Excellent post on Business Pundit earlier this month:

Grossing over $150,000,000 in its first two weekends at the box office, “Iron Man” has come out of the gates as one of the top blockbusters of the year. If you haven’t seen it – believe the hype. Bar none it is the best ‘hero’ movie I’ve seen.

Aside from being wildly entertaining, Iron Man serves up a number of lessons that can be carried over to business.

Lesson 1 – Diversify Or Die

Robert Downey Jr., or “Iron Man” in the movie, saw the writing on the wall. While his seemingly flawless company was an industry leader and the best weapons company in the world, it was built on a business model that was fundamentally unsustainable.

Long-lasting businesses function in good and bad economic environments. They morph over time to maintain profitability, growth and viability. Most importantly, they align strategically with the vision of those running it.

If your business is faltering, ask yourself: “What can I do differently”? Know what your core competencies are, find hidden avenues to leverage these competencies, and don’t be afraid of an evolving vision.

Lesson 2 – Build Your Company With People You Can Trust

The biggest lesson I’ve learned about business, and a good lesson from the movie, is that you have to trust the people you are working with. Businesses are built by people – so if you can’t whole-heartedly trust and understand the motivations of those around you, there’s a problem. Look at the key employees in your business. Are they the best individuals to build your company?
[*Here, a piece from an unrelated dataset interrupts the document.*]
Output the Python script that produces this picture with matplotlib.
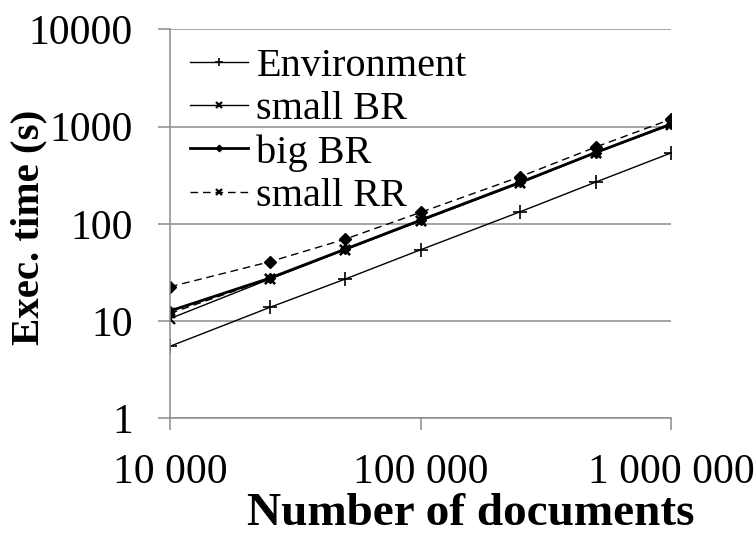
import matplotlib
matplotlib.use("Agg")
import matplotlib.pyplot as plt
from matplotlib.ticker import FixedLocator, NullLocator

plt.rcParams['font.family'] = ['Liberation Serif', 'DejaVu Serif']

# Data
documents = [10000, 25000, 50000, 100000, 250000, 500000, 1000000]
environment = [5.5, 13.8, 27, 54, 133, 268, 535]
small_br = [10.6, 27, 54, 107, 262, 535, 1040]
big_br = [12.7, 27.6, 54.8, 109, 267, 540, 1060]
small_rr = [12.0, 27.3, 54.3, 108, 264, 537, 1050]
big_rr = [22.5, 40.7, 69.5, 131, 305, 615, 1190]

x_ticks = [10000, 100000, 1000000]
x_ticklabels = ["10 000", "100 000", "1 000 000"]
y_ticks = [1, 10, 100, 1000, 10000]
y_ticklabels = ["1", "10", "100", "1000", "10000"]

W, H = 756, 536
fig = plt.figure(figsize=(W / 100, H / 100), dpi=100)
ax = fig.add_axes([170 / W, 1 - 418.3 / H, (671 - 170) / W, (418.3 - 29.3) / H])

grey = '#8c8c8c'
ax.plot(documents, environment, color='black', lw=1.0, marker='+', ms=10, mew=1.2,
        label='Environment')
ax.plot(documents, small_br, color='black', lw=1.0, marker='x', ms=7.5, mew=1.6,
        label='small BR')
ax.plot(documents, big_br, color='black', lw=2.0, marker='D', ms=5.5, mew=1,
        label='big BR')
ax.plot(documents, small_rr, color='black', lw=1.0, ls=(0, (5.5, 3.5)), marker='x',
        ms=7.5, mew=1.6, label='small RR')
ax.plot(documents, big_rr, color='black', lw=1.0, ls=(0, (5.5, 3.5)), marker='D',
        ms=6, mew=1, label='_nolegend_')

ax.set_xscale('log')
ax.set_yscale('log')
ax.set_xlim(10000, 1000000)
ax.set_ylim(1, 10000)

ax.xaxis.set_major_locator(FixedLocator(x_ticks))
ax.xaxis.set_minor_locator(NullLocator())
ax.set_xticks(x_ticks)
ax.set_xticklabels(x_ticklabels)
ax.yaxis.set_major_locator(FixedLocator(y_ticks))
ax.yaxis.set_minor_locator(NullLocator())
ax.set_yticks(y_ticks)
ax.set_yticklabels(y_ticklabels)

ax.grid(axis='y', which='major', color=grey, lw=1.1)
ax.set_axisbelow(True)
for s in ['top', 'right']:
    ax.spines[s].set_visible(False)
for s in ['left', 'bottom']:
    ax.spines[s].set_color(grey)
    ax.spines[s].set_linewidth(1.1)

ax.tick_params(axis='both', which='major', direction='out', length=8.6, width=1.1,
               color=grey, labelsize=30, labelcolor='black')
ax.tick_params(axis='y', pad=18)
ax.tick_params(axis='x', pad=17)

ax.set_xlabel('Number of documents', fontsize=34, fontweight='bold', labelpad=0)
ax.set_ylabel('Exec. time (s)', fontsize=29.5, fontweight='bold', labelpad=0)
ax.xaxis.set_label_coords(471 / W, 1 - 514 / H, transform=fig.transFigure)
ax.yaxis.set_label_coords(29 / W, 1 - 227 / H, transform=fig.transFigure)
ax.xaxis.label.set_va('center')
ax.yaxis.label.set_va('center')

leg = ax.legend(loc='upper left', bbox_to_anchor=(190 / W, 1 - 48 / H),
                bbox_transform=fig.transFigure, frameon=False, fontsize=29,
                borderpad=0, borderaxespad=0, handlelength=1.45,
                handletextpad=0.2, labelspacing=0.145, markerscale=0.6)

fig.savefig('out.png', dpi=100)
Lesson 3 – Build Something That The World Has Never Seen

Cooker-cutter products serve a place in business. However, it is the game changing ideas that lead to industry dominance and sustainable competitive advantage. You obviously don’t need to build a flying iron man machine to achieve unwavering success, but you should be solving an aching problem in your industry. Are your products/services game changing?

Lesson 4 – Know Your Motivations

A lot of people in business, entrepreneurs especially, have disjointed priorities. They are in it for the power, the money, the glamor. Unfortunately, these motivations don’t deliver happiness or strong companies.

Do some soul searching and find out what your life’s work should be. Does it match up with what you’re doing? If not, it’s probably time to change your focus.

If you are looking for some good business lessons or just wanting to kill a couple of hours watching an entertaining movie – check out ‘Iron Man’. It might just change how you think about your business.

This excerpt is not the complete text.